The Kennedy School of Government bills the Institute of Politics (IOP) as its "bridge to the outside world."
Since its establishment in 1966 as a memorial to President John F. Kennedy '40, the IOP's visiting fellows program has brought dozens of political journalists, former elected officials and lobbyists to Cambridge.
Each semester, the IOP invites between five and seven people to come to Harvard and spend a few months of taking classes and teaching. From rowing crew to taking classes at the professional schools, fellows have the opportunity to throw themselves into life at Harvard--at least for a semester.
The fellows generally come to Harvard during a point of transition in their careers, and they use their time at the University to help them figure out their next career step.
In addition to the perks associated with the fellows program, each fellow is required to teach a special study group. Designed to encourage Harvard students to enter politics, the not-for-credit groups cover topics in state, local and national government.

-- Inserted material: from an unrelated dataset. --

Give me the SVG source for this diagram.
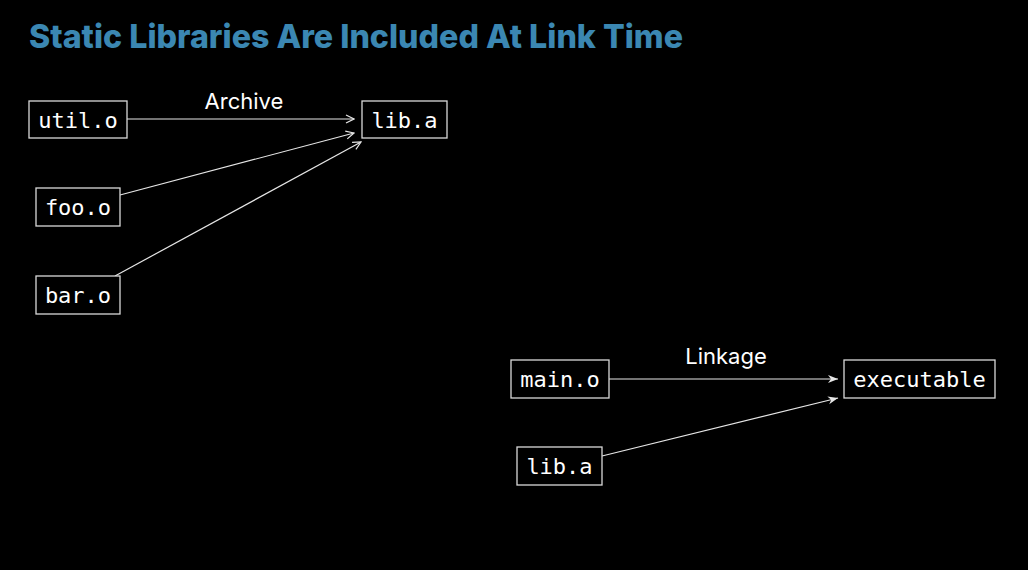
<svg xmlns="http://www.w3.org/2000/svg" width="1028" height="570" viewBox="0 0 1028 570">
<defs>
<style>
.box{fill:#000;stroke:#d9d9d9;stroke-width:1.3}
.mono{font-family:"DejaVu Sans Mono","Liberation Mono",monospace;font-size:22px;fill:#fff;text-anchor:middle}
.lbl{font-family:Inter,"Liberation Sans",sans-serif;font-size:22px;fill:#fff;text-anchor:middle}
.edge{stroke:#e6e6e6;stroke-width:1.2;fill:none}
</style>
<marker id="open" viewBox="0 0 10 10" refX="9" refY="5" markerWidth="10" markerHeight="10" markerUnits="userSpaceOnUse" orient="auto">
<path d="M1,1 L9,5 L1,9" fill="none" stroke="#e6e6e6" stroke-width="1.2"/>
</marker>
<marker id="fill" viewBox="0 0 10 10" refX="10" refY="5" markerWidth="10" markerHeight="10" markerUnits="userSpaceOnUse" orient="auto">
<path d="M0,1 L10,5 L0,9 L3,5 Z" fill="#e6e6e6"/>
</marker>
</defs>
<rect width="1028" height="570" fill="#000"/>
<text x="29" y="48" font-family="Inter,'Liberation Sans',sans-serif" font-weight="800" font-size="33" fill="#3b87b2" textLength="654" lengthAdjust="spacingAndGlyphs">Static Libraries Are Included At Link Time</text>
<g id="connectors">
<path class="edge" d="M127,119 L354,119" marker-end="url(#open)"/>
<path class="edge" d="M120,195 L354,133" marker-end="url(#open)"/>
<path class="edge" d="M115,276 L361,142" marker-end="url(#open)"/>
<path class="edge" d="M609,379 L838,379" marker-end="url(#fill)"/>
<path class="edge" d="M602,456 L838,398" marker-end="url(#fill)"/>
<text class="lbl" x="244" y="109">Archive</text>
<text class="lbl" x="726" y="364">Linkage</text>
</g>
<g id="util"><rect class="box" x="29" y="101" width="98" height="37"/><text class="mono" x="78" y="128">util.o</text></g>
<g id="liba"><rect class="box" x="362" y="101" width="85" height="37"/><text class="mono" x="404.5" y="128">lib.a</text></g>
<g id="foo"><rect class="box" x="36" y="188" width="84" height="38"/><text class="mono" x="78" y="215">foo.o</text></g>
<g id="bar"><rect class="box" x="36" y="276" width="84" height="38"/><text class="mono" x="78" y="303">bar.o</text></g>
<g id="main"><rect class="box" x="511" y="360" width="98" height="38"/><text class="mono" x="560" y="387">main.o</text></g>
<g id="exe"><rect class="box" x="844" y="360" width="151" height="38"/><text class="mono" x="919.5" y="387">executable</text></g>
<g id="liba2"><rect class="box" x="517" y="447" width="85" height="38"/><text class="mono" x="559.5" y="474">lib.a</text></g>
</svg>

The fellows often invite friends and acquaintances from the world of politics to help them teach their courses. Last semester, former Democratic presidential candidate Walter Mondale visited the study group of his former press secretary Maxine Isaacs and discussed the relationship between the press and presidential elections.
When selecting fellows, the IOP puts together a group of candidates and then invites them to Harvard for interviews. The nominees are interviewed by IOP staff, members of the Student Advisory Committee (SAC)--made up of undergraduates and graduate students--and a special fellowship panel.
The IOP usually attempts to choose a well-balanced group of people from different political parties and careers. Three of this semester's five fellows are women, including one former congresswoman.
Former fellows include Washington Post columnist David S. Broder, feminist Betty Freidan, current presidential candidate Sen. Paul Simon (D--III.) and former Congressman Bella Abzug.